FIRST -- Major Toll Road in the Nation - Coatesville, NJ
N 39° 59.307 W 075° 47.528
18S E 432371 N 4426775
An official Pennsylvania Historical and Museum Commission marker was erected in 1999 to commemorate the origins of this part of the Lincoln Highway.
Waymark Code: WMACQ6
Location: Pennsylvania, United States
Date Posted: 12/26/2010
Views: 3
The Lincoln Highway is a highway of superlatives and firsts. This part of the highway began in Philadelphia in 1792 and extended westward, through this area. It was called the Lancaster Pike back then and was the nation's first major toll road.
From my previous waymark:
The Lincoln Highway is a terrific place to learn about America through historical signs and markers. Occasionally, these signs are about the Highway itself. This sign traces back the history of this section of the Lincoln to 1792. The marker is located at the intersection of E. Lincoln Highway and Veterans Drive, on the right when traveling west on E. Lincoln Highway toward York and Gettysberg. Near the sign, embedded in an ancient stone wall is an original mile marker, alluded to on the sign. The sign indicates the relative position of this mark to the beginning of the road in Philadelphia, accurately written an 35 miles east of this point.

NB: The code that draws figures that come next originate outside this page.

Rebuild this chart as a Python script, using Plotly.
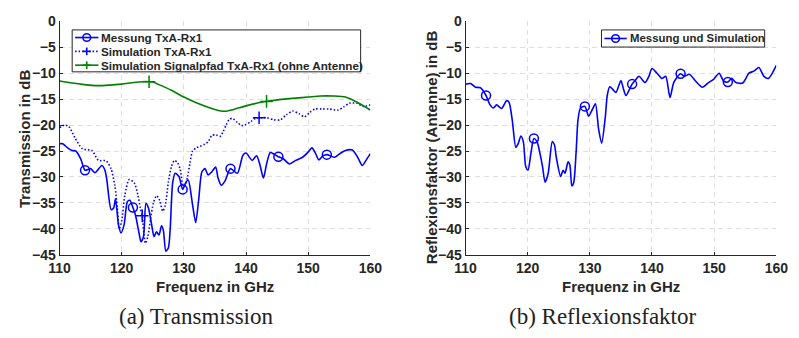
import numpy as np
import plotly.graph_objects as go

# ---------------- data: (a) Transmission ----------------
f_mess = [110, 110.5, 111.3, 112.0, 112.6, 113.4, 114.1, 115.0, 115.7, 116.8, 117.3, 117.6, 118.3, 118.7,
          119.0, 119.5, 119.9, 120.4, 120.9, 121.3, 121.8, 122.2, 122.8, 123.1, 123.5, 123.9, 124.3,
          124.8, 125.2, 125.6, 126.0, 126.4, 126.7, 127.1, 127.5, 127.8, 128.2, 128.6, 129.2, 129.8,
          130.3, 130.7, 131.4, 131.9, 132.4, 132.9, 133.4, 133.9, 134.5, 135.1, 135.5, 136.0, 136.6,
          137.5, 138.6, 139.5, 140.0, 141.0, 141.7, 142.2, 142.8, 143.3, 143.9, 144.5, 145.2, 146.0,
          147.0, 148.0, 149.1, 150.0, 150.6, 151.2, 151.7, 152.3, 153.0, 154.2, 155.0, 155.8, 157.1,
          158.0, 158.7, 159.3, 160]
db_mess = [-23.6, -23.6, -24.4, -24.9, -25.0, -26.5, -28.7, -28.4, -29.2, -27.8, -28.7, -30.5, -36.3, -36.0,
           -34.2, -39.4, -40.8, -39.1, -34.8, -34.5, -35.9, -37.3, -40.9, -42.5, -41.5, -35.1, -36.0,
           -39.1, -41.5, -40.6, -41.2, -39.4, -40.3, -44.3, -43.7, -40.0, -31.1, -29.3, -29.9, -32.4,
           -31.1, -30.6, -35.4, -38.8, -34.2, -29.0, -28.4, -29.6, -29.0, -28.1, -30.2, -31.6, -30.8,
           -28.4, -29.3, -25.8, -25.4, -26.8, -25.9, -27.5, -30.2, -27.5, -25.3, -25.6, -26.1, -26.5,
           -27.5, -26.8, -26.2, -25.2, -24.4, -25.5, -26.7, -26.0, -25.7, -26.2, -25.6, -25.0, -24.8,
           -26.3, -27.8, -26.8, -25.5]
mark_mess = [114.1, 121.8, 129.8, 137.5, 145.2, 153.0]

f_sim = [110, 110.8, 111.5, 112.5, 113.7, 115.2, 116.25, 117.5, 118.3, 118.9, 119.3, 119.6, 120.0, 120.5,
         121.2, 122.0, 122.6, 123.0, 123.3, 123.8, 124.2, 124.6, 125.1, 125.6, 126.1, 126.6, 127.0,
         127.5, 128.0, 128.5, 129.0, 129.4, 129.9, 130.3, 130.6, 131.0, 131.4, 132.0, 132.6, 133.3,
         133.9, 134.5, 135.2, 135.8, 136.3, 136.8, 137.3, 137.8, 138.6, 139.3, 139.8, 140.8, 141.5,
         142.1, 143.4, 144.5, 145.5, 146.5, 147.5, 148.5, 149.4, 150.3, 151.1, 152.2, 153.3, 154.8,
         155.7, 156.6, 157.9, 158.8, 160]
db_sim = [-20.5, -20.0, -20.3, -22.5, -24.6, -24.9, -26.8, -26.9, -28.5, -31.7, -36.0, -40.0, -38.5, -33.5,
          -30.5, -31.1, -33.5, -36.0, -37.5, -42.8, -41.5, -38.4, -35.0, -33.6, -34.5, -36.6, -35.5,
          -31.0, -28.0, -26.8, -27.3, -28.5, -31.8, -31.3, -29.9, -27.2, -25.0, -24.4, -24.1, -23.7,
          -23.2, -22.0, -21.9, -22.2, -21.3, -20.0, -18.9, -18.7, -19.5, -20.1, -20.0, -19.3, -18.7,
          -18.6, -18.6, -19.0, -19.0, -18.0, -17.3, -17.8, -18.4, -17.5, -16.9, -16.9, -16.9, -17.1,
          -16.5, -15.8, -15.8, -16.4, -16.1]
mark_sim = [123.3, 142.1]

f_pfad = [110, 112, 114, 116, 118, 120, 122, 124, 125, 126, 128, 130, 132, 134, 136, 137, 138, 140,
          142, 144, 146, 148, 150, 152, 154, 156, 158, 160]
db_pfad = [-11.5, -11.9, -12.2, -12.4, -12.3, -12.1, -11.8, -11.6, -11.7, -12.2, -13.3, -14.6, -15.7,
           -16.6, -17.3, -17.3, -17.0, -16.3, -15.7, -15.3, -15.0, -14.8, -14.6, -14.4, -14.4, -14.6,
           -15.7, -17.1]
mark_pfad = [124.4, 143.3]

# ---------------- data: (b) Reflexionsfaktor ----------------
f_refl = [110, 110.8, 111.6, 112.4, 113.3, 113.95, 114.5, 115.0, 115.8, 116.6, 117.0, 117.5, 118.1, 118.5,
          118.9, 119.3, 119.7, 120.05, 120.5, 121.0, 121.5, 122.0, 122.4, 122.8, 123.3, 123.95, 124.3,
          124.6, 125.3, 125.7, 126.0, 126.5, 126.8, 127.1, 127.4, 127.8, 128.1, 128.5, 129.2, 129.8,
          130.4, 130.9, 131.4, 131.9, 132.5, 132.8, 133.2, 133.75, 134.2, 135.0, 135.4, 135.8, 136.8,
          137.3, 137.9, 138.9, 139.5, 140.0, 140.8, 141.6, 142.2, 142.9, 143.5, 144.6, 145.2, 146.0,
          147.0, 148.1, 149.1, 149.9, 150.8, 151.5, 152.2, 152.8, 153.5, 154.6, 155.6, 156.4, 157.2,
          158.0, 158.75, 160]
db_refl = [-12.1, -12.0, -12.7, -12.8, -14.3, -16.1, -16.7, -16.1, -16.8, -15.3, -15.6, -18.9, -24.3, -23.5,
           -22.1, -23.2, -28.1, -28.7, -25.6, -22.6, -23.2, -25.6, -28.1, -31.0, -29.3, -23.2, -23.8,
           -26.2, -29.9, -28.7, -29.3, -27.1, -27.8, -31.7, -31.1, -25.0, -18.9, -16.7, -16.4, -18.3,
           -17.0, -15.9, -20.7, -23.5, -18.3, -14.3, -12.6, -13.2, -13.7, -11.4, -13.0, -14.3, -12.1,
           -11.4, -10.6, -11.8, -10.6, -9.1, -10.0, -11.0, -10.6, -14.7, -11.8, -10.1, -10.6, -10.2,
           -11.5, -12.7, -11.8, -11.2, -10.0, -11.5, -11.7, -11.0, -11.8, -11.9, -10.0, -9.6, -8.9,
           -10.6, -11.0, -8.5]
mark_refl = [113.3, 121.0, 129.2, 136.8, 144.6, 152.2]

x_ticks = [110, 120, 130, 140, 150, 160]
y_ticks = [0, -5, -10, -15, -20, -25, -30, -35, -40, -45]

names_a = ["Messung TxA-Rx1", "Simulation TxA-Rx1", "Simulation Signalpfad TxA-Rx1 (ohne Antenne)"]
names_b = ["Messung und Simulation"]

BLUE = "#0000ff"
GREEN = "#008000"
W, H = 799, 338
FONT = "Liberation Sans"
DOT = "1.5px,2px"
DARK = "#262626"

fig = go.Figure()


def add_series(xa, ya, fx, fy, mx, color, dash, symbol):
    fig.add_trace(go.Scatter(x=fx, y=fy, mode="lines",
                             line=dict(color=color, width=1.6, dash=dash, shape="spline", smoothing=0.7),
                             xaxis=xa, yaxis=ya, showlegend=False, hoverinfo="skip"))
    my = np.interp(mx, fx, fy)
    fig.add_trace(go.Scatter(x=mx, y=my, mode="markers",
                             marker=dict(symbol=symbol, size=9, color=color,
                                         line=dict(color=color, width=1.5)),
                             xaxis=xa, yaxis=ya, showlegend=False, hoverinfo="skip"))


add_series("x", "y", f_mess, db_mess, mark_mess, BLUE, "solid", "circle-open")
add_series("x", "y", f_sim, db_sim, mark_sim, BLUE, DOT, "cross-thin-open")
add_series("x", "y", f_pfad, db_pfad, mark_pfad, GREEN, "solid", "cross-thin-open")
add_series("x2", "y2", f_refl, db_refl, mark_refl, BLUE, "solid", "circle-open")

ax_common = dict(showline=True, linecolor=DARK, linewidth=1, mirror=False,
                 ticks="inside", ticklen=3, tickcolor=DARK,
                 showgrid=True, gridcolor="#dedede", gridwidth=1, griddash="5px,4px",
                 zeroline=False, tickfont=dict(family=FONT, size=14, color=DARK, weight="bold"))

yd = [1 - 259 / H, 1 - 14 / H]
fig.update_layout(
    width=W, height=H, margin=dict(l=0, r=0, t=0, b=0),
    paper_bgcolor="white", plot_bgcolor="white", showlegend=False,
    xaxis=dict(domain=[50 / W, 370 / W], range=[110, 160], tickvals=x_ticks, anchor="y", **ax_common),
    yaxis=dict(domain=yd, range=[-45, 0], tickvals=y_ticks, anchor="x", **ax_common),
    xaxis2=dict(domain=[468 / W, 788 / W], range=[110, 160], tickvals=x_ticks, anchor="y2", **ax_common),
    yaxis2=dict(domain=yd, range=[-45, 0], tickvals=y_ticks, anchor="x2", **ax_common),
)


# ---- legend boxes (layout decoration, pixel positions converted to paper) ----
def px(x):
    return x / W


def py(y):
    return 1 - y / H


def legend_box(x0, y0, x1, y1):
    fig.add_shape(type="rect", xref="paper", yref="paper", x0=px(x0), x1=px(x1), y0=py(y0), y1=py(y1),
                  line=dict(color=DARK, width=1), fillcolor="white", layer="above")


def legend_entry(lx0, lx1, yc, color, dash, symbol, text, size):
    fig.add_shape(type="line", xref="paper", yref="paper", x0=px(lx0), x1=px(lx1), y0=py(yc), y1=py(yc),
                  line=dict(color=color, width=1.6, dash=dash), layer="above")
    cx = (lx0 + lx1) / 2
    r = 4
    if symbol == "circle":
        fig.add_shape(type="circle", xref="paper", yref="paper", x0=px(cx - r), x1=px(cx + r),
                      y0=py(yc + r), y1=py(yc - r), line=dict(color=color, width=1.5), layer="above")
    else:
        fig.add_shape(type="line", xref="paper", yref="paper", x0=px(cx - r), x1=px(cx + r),
                      y0=py(yc), y1=py(yc), line=dict(color=color, width=1.6), layer="above")
        fig.add_shape(type="line", xref="paper", yref="paper", x0=px(cx), x1=px(cx),
                      y0=py(yc - r), y1=py(yc + r), line=dict(color=color, width=1.6), layer="above")
    fig.add_annotation(xref="paper", yref="paper", x=px(lx1 + 1), y=py(yc), text=text, showarrow=False,
                       xanchor="left", yanchor="middle",
                       font=dict(family=FONT, size=size, color=DARK, weight="bold"))


legend_box(63, 23, 360, 67)
legend_entry(66, 90, 31, BLUE, "solid", "circle", names_a[0], 11.7)
legend_entry(66, 90, 45.5, BLUE, DOT, "cross", names_a[1], 11.7)
legend_entry(66, 90, 60, GREEN, "solid", "cross", names_a[2], 11.7)

legend_box(608, 23, 776, 41)
legend_entry(611, 634, 32, BLUE, "solid", "circle", names_b[0], 11.4)

tfont = dict(family=FONT, size=15, color=DARK, weight="bold")
cfont = dict(family="Liberation Serif", size=23, color="#222222")
anns = [
    dict(x=210 / W, y=1 - 292 / H, text="Frequenz in GHz", font=tfont),
    dict(x=628 / W, y=1 - 292 / H, text="Frequenz in GHz", font=tfont),
    dict(x=14 / W, y=1 - 137 / H, text="Transmission in dB", font=tfont, textangle=-90),
    dict(x=432.5 / W, y=1 - 146 / H, text="Reflexionsfaktor (Antenne) in dB", font=tfont, textangle=-90),
    dict(x=190 / W, y=1 - 324 / H, text="(a) Transmission", font=cfont),
    dict(x=609 / W, y=1 - 324 / H, text="(b) Reflexionsfaktor", font=cfont),
]
for a in anns:
    fig.add_annotation(xref="paper", yref="paper", showarrow=False, xanchor="center", yanchor="middle", **a)

fig.write_html("out.html")
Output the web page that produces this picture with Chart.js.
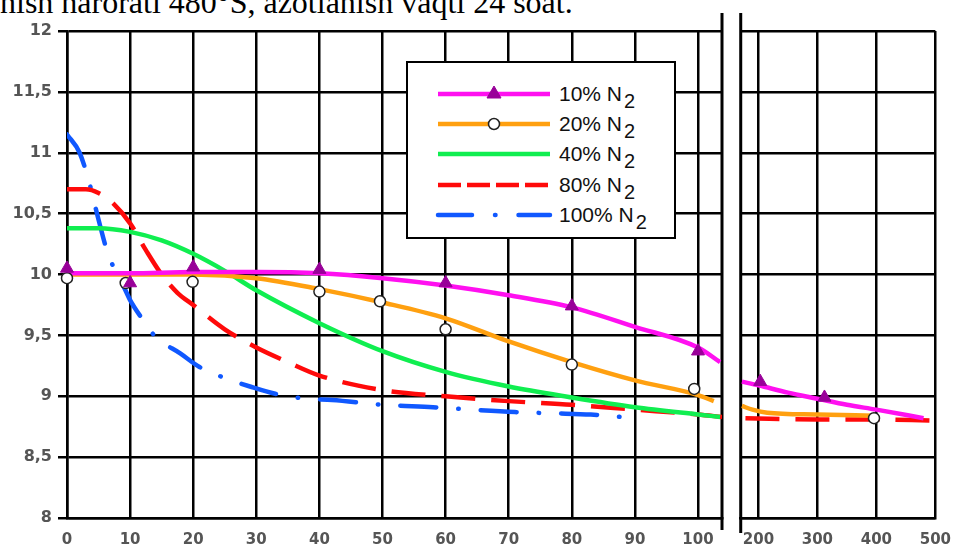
<!DOCTYPE html>
<html>
<head>
<meta charset="utf-8">
<script src="https://cdn.jsdelivr.net/npm/chart.js@4.4.1/dist/chart.umd.min.js"></script>
<style>
  body { margin: 0; background: #fff; width: 964px; height: 548px; overflow: hidden; position: relative; }
  #caption { position: absolute; left: 0; top: -14px; font: 32px 'Liberation Serif', 'Times New Roman', serif; line-height: 32px; white-space: nowrap; color: #000; }
  #left { position: absolute; left: 0; top: 0; }
  #right { position: absolute; left: 730px; top: 0; }
  #legend { position: absolute; left: 406px; top: 61px; width: 270px; height: 178px; border: 2.5px solid #000; background: #fff; box-sizing: border-box; font-family: 'Liberation Sans', Arial, sans-serif; }
  .row { position: absolute; left: 0; height: 24px; width: 100%; }
  .row svg { position: absolute; left: 26px; top: 0; }
  .row span.t { position: absolute; left: 151px; top: 0; font-size: 21px; line-height: 24px; color: #111; white-space: nowrap; }
  .row span.t sub { font-size: 20px; vertical-align: -7px; line-height: 0; margin-left: 2px; }
</style>
</head>
<body>
<div id="caption">nish harorati 480°S, azotlanish vaqti 24 soat.</div>
<canvas id="left" width="735" height="548"></canvas>
<canvas id="right" width="234" height="548"></canvas>
<div id="legend"></div>
<script>
// axes
const xTicksLeft = [0, 10, 20, 30, 40, 50, 60, 70, 80, 90, 100];
const xTicksRight = [200, 300, 400, 500];
const yTicks = [8, 8.5, 9, 9.5, 10, 10.5, 11, 11.5, 12];

// legend
const seriesNames = ['10% N', '20% N', '40% N', '80% N', '100% N'];
const seriesColors = ['#ff10f0', '#ffa010', '#10ee50', '#ff0a0a', '#1058ff'];

// 10% N2 (curve + triangles)
const n10LeftX = [0, 10, 20, 30, 40, 50, 60, 70, 80, 90, 100, 103.5];
const n10LeftY = [10.01, 10.01, 10.02, 10.02, 10.01, 9.97, 9.91, 9.83, 9.73, 9.57, 9.4, 9.28];
const n10RightX = [172, 200, 250, 300, 350, 400, 480];
const n10RightY = [9.12, 9.09, 9.03, 8.98, 8.93, 8.89, 8.82];
const n10MarkX = [0, 10, 20, 40, 60, 80, 100, 203, 312];
const n10MarkY = [10.05, 9.93, 10.06, 10.04, 9.93, 9.74, 9.37, 9.12, 8.99];

// 20% N2 (curve + circles)
const n20LeftX = [0, 10, 20, 30, 40, 50, 60, 70, 80, 90, 100, 102.5];
const n20LeftY = [10.0, 10.0, 10.0, 9.97, 9.88, 9.77, 9.64, 9.45, 9.28, 9.13, 9.01, 8.96];
const n20RightX = [172, 190, 215, 300, 396];
const n20RightY = [8.92, 8.89, 8.865, 8.85, 8.84];
const n20MarkX = [0, 9.3, 19.9, 40, 49.6, 60, 80, 99.4, 396];
const n20MarkY = [9.97, 9.93, 9.94, 9.86, 9.78, 9.55, 9.26, 9.06, 8.82];

// 40% N2
const n40LeftX = [0, 5, 10, 15, 20, 25, 30, 40, 50, 60, 70, 80, 90, 100, 103.5];
const n40LeftY = [10.38, 10.38, 10.35, 10.28, 10.17, 10.03, 9.87, 9.6, 9.37, 9.2, 9.08, 8.99, 8.91, 8.85, 8.83];

// 80% N2
const n80LeftX = [0, 3, 5, 7, 10, 12.5, 15, 17.5, 20, 25, 30, 35, 40, 50, 60, 70, 80, 90, 100, 103.8];
const n80LeftY = [10.7, 10.7, 10.67, 10.6, 10.42, 10.2, 10.0, 9.85, 9.75, 9.55, 9.4, 9.28, 9.17, 9.05, 9.0, 8.96, 8.93, 8.89, 8.85, 8.83];
const n80RightX = [178, 300, 400, 490];
const n80RightY = [8.82, 8.81, 8.81, 8.8];

// 100% N2
const n100LeftX = [0, 2, 3.5, 5, 6.5, 9, 10, 12, 14, 18, 21, 25, 29, 33, 38, 42, 50, 58, 64, 71, 77, 83, 90];
const n100LeftY = [11.15, 11.0, 10.76, 10.45, 10.17, 9.9, 9.79, 9.63, 9.49, 9.35, 9.24, 9.15, 9.08, 9.02, 8.98, 8.97, 8.93, 8.91, 8.89, 8.87, 8.86, 8.85, 8.82];

const pts = (xs, ys) => xs.map((x, i) => ({ x: x, y: ys[i] }));

const dashes = [[], [], [], [34, 16], [36, 22, 0.5, 22]];

function curve(data, k, order) {
    return {
        data: data,
        borderColor: seriesColors[k],
        borderWidth: 4.5,
        borderDash: dashes[k],
        borderCapStyle: k === 4 ? 'round' : 'butt',
        pointRadius: 0,
        cubicInterpolationMode: 'monotone',
        fill: false,
        order: order
    };
}

const triangles = {
    data: [],
    showLine: false,
    pointStyle: 'triangle',
    pointRadius: 7.5,
    backgroundColor: '#990099',
    borderColor: '#990099',
    borderWidth: 1,
    clip: false,
    order: 0
};
const circles = {
    data: [],
    showLine: false,
    pointStyle: 'circle',
    pointRadius: 5.5,
    backgroundColor: '#fff',
    borderColor: '#222',
    borderWidth: 1.5,
    clip: false,
    order: 1
};

const gridStyle = { color: '#000', lineWidth: 2.5 };
const yFont = { family: "'DejaVu Sans', Verdana, sans-serif", size: 16, weight: 'bold' };
const xFont = { family: "'DejaVu Sans', Verdana, sans-serif", size: 15, weight: 'bold' };

function breakLine(side, bottomExtra) {
    return {
        id: 'breakLine',
        beforeDatasetsDraw(chart) {
            const a = chart.chartArea;
            const ctx = chart.ctx;
            const x = side === 'right' ? a.right : a.left;
            ctx.save();
            ctx.strokeStyle = '#000';
            ctx.lineWidth = 3;
            ctx.beginPath();
            ctx.moveTo(x, 13);
            ctx.lineTo(x, a.bottom + bottomExtra);
            ctx.stroke();
            ctx.restore();
        }
    };
}

const commonOpts = {
    responsive: false,
    animation: false,
    plugins: { legend: { display: false }, tooltip: { enabled: false } }
};

// left panel 0..100
new Chart(document.getElementById('left'), {
    type: 'line',
    data: {
        datasets: [
            Object.assign({}, triangles, { data: pts(n10MarkX.slice(0, 7), n10MarkY.slice(0, 7)) }),
            Object.assign({}, circles, { data: pts(n20MarkX.slice(0, 8), n20MarkY.slice(0, 8)) }),
            curve(pts(n10LeftX, n10LeftY), 0, 2),
            curve(pts(n20LeftX, n20LeftY), 1, 3),
            curve(pts(n40LeftX, n40LeftY), 2, 4),
            curve(pts(n80LeftX, n80LeftY), 3, 5),
            curve(pts(n100LeftX, n100LeftY), 4, 6)
        ]
    },
    options: Object.assign({}, commonOpts, {
        layout: { padding: { left: 0, right: 13, top: 31, bottom: 0 } },
        scales: {
            x: {
                type: 'linear', min: 0, max: 103.8,
                afterBuildTicks: s => { s.ticks = xTicksLeft.map(v => ({ value: v })); },
                afterFit: s => { s.height = 30; },
                grid: Object.assign({ drawTicks: false }, gridStyle),
                border: { color: '#000', width: 2.5 },
                ticks: { padding: 13, color: '#555', font: xFont }
            },
            y: {
                min: 8, max: 12,
                afterBuildTicks: s => { s.ticks = yTicks.map(v => ({ value: v })); },
                afterFit: s => { s.width = 67; },
                grid: Object.assign({ tickLength: 9 }, gridStyle),
                border: { color: '#000', width: 2.5 },
                ticks: {
                    padding: 6, color: '#555', font: yFont,
                    callback: v => String(v).replace('.', ',')
                }
            }
        }
    }),
    plugins: [breakLine('right', 12)]
});

// right panel 200..500
new Chart(document.getElementById('right'), {
    type: 'line',
    data: {
        datasets: [
            Object.assign({}, triangles, { data: pts(n10MarkX.slice(7), n10MarkY.slice(7)) }),
            Object.assign({}, circles, { data: pts(n20MarkX.slice(8), n20MarkY.slice(8)) }),
            curve(pts(n10RightX, n10RightY), 0, 2),
            curve(pts(n20RightX, n20RightY), 1, 3),
            curve(pts(n80RightX, n80RightY), 3, 5)
        ]
    },
    options: Object.assign({}, commonOpts, {
        layout: { padding: { left: 10, right: 16, top: 31, bottom: 0 } },
        scales: {
            x: {
                type: 'linear', min: 170, max: 500,
                afterBuildTicks: s => { s.ticks = xTicksRight.map(v => ({ value: v })); },
                afterFit: s => { s.height = 30; },
                grid: Object.assign({ drawTicks: false }, gridStyle),
                border: { color: '#000', width: 2.5 },
                ticks: { padding: 13, color: '#555', font: xFont }
            },
            y: {
                min: 8, max: 12,
                afterBuildTicks: s => { s.ticks = yTicks.map(v => ({ value: v })); },
                afterFit: s => { s.width = 0; },
                grid: Object.assign({ drawTicks: false }, gridStyle),
                border: { display: false },
                ticks: { display: false }
            }
        }
    }),
    plugins: [breakLine('left', 15)]
});

// legend box
const legendEl = document.getElementById('legend');
const rowCenters = [31, 61, 91, 122, 152];
seriesNames.forEach((name, k) => {
    const row = document.createElement('div');
    row.className = 'row';
    row.style.top = (rowCenters[k] - 12) + 'px';
    const dash = k === 3 ? '23 6' : k === 4 ? '34 23 0.5 23' : 'none';
    const cap = k === 4 ? 'round' : 'butt';
    let marker = '';
    if (k === 0) marker = '<polygon points="60,4 67,16 53,16" fill="#990099" stroke="#990099"/>';
    if (k === 1) marker = '<circle cx="60" cy="12" r="5.5" fill="#fff" stroke="#222" stroke-width="1.5"/>';
    row.innerHTML =
        '<svg width="120" height="24"><line x1="4" y1="12" x2="116" y2="12" stroke="' + seriesColors[k] +
        '" stroke-width="4.5" stroke-dasharray="' + dash + '" stroke-linecap="' + cap + '"/>' + marker + '</svg>' +
        '<span class="t">' + name + '<sub>2</sub></span>';
    legendEl.appendChild(row);
});
</script>
</body>
</html>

This was the nation's first major toll road, built by a private company incorporated 1792 by the state legislature. Completed two years later and praised as the finest highway of its day, the stone-and-gravel turnpike stretched 62 miles. The 35th milestone out of Philadelphia was placed here. Early in the 20th century, this road was acquired by the state; it became part of the transcontinental Lincoln Highway and U.S. 30.
This turnpike predates the Lincoln Highway by about one hundred twenty-five years but was eventually included in it. Between Philadelphia and Lancaster, the Lincoln Highway followed Lancaster Pike. When Lancaster Pike was completed in 1795 as one of America’s first toll roads, it connected the largest city on the continent with the largest inland city in America. The crushed stone macadam surface that was state-of-the-art in the early-19th century would still be covering Lancaster Pike in the early-20th, and the tolls would stand until six years after its absorption by the Lincoln Highway. These mile markers were put in at its completion, or possibly during it. Records about that are sketchy. The historical marker of this waymark was erected in 1999 by the Pennsylvania Historical and Museum Commission.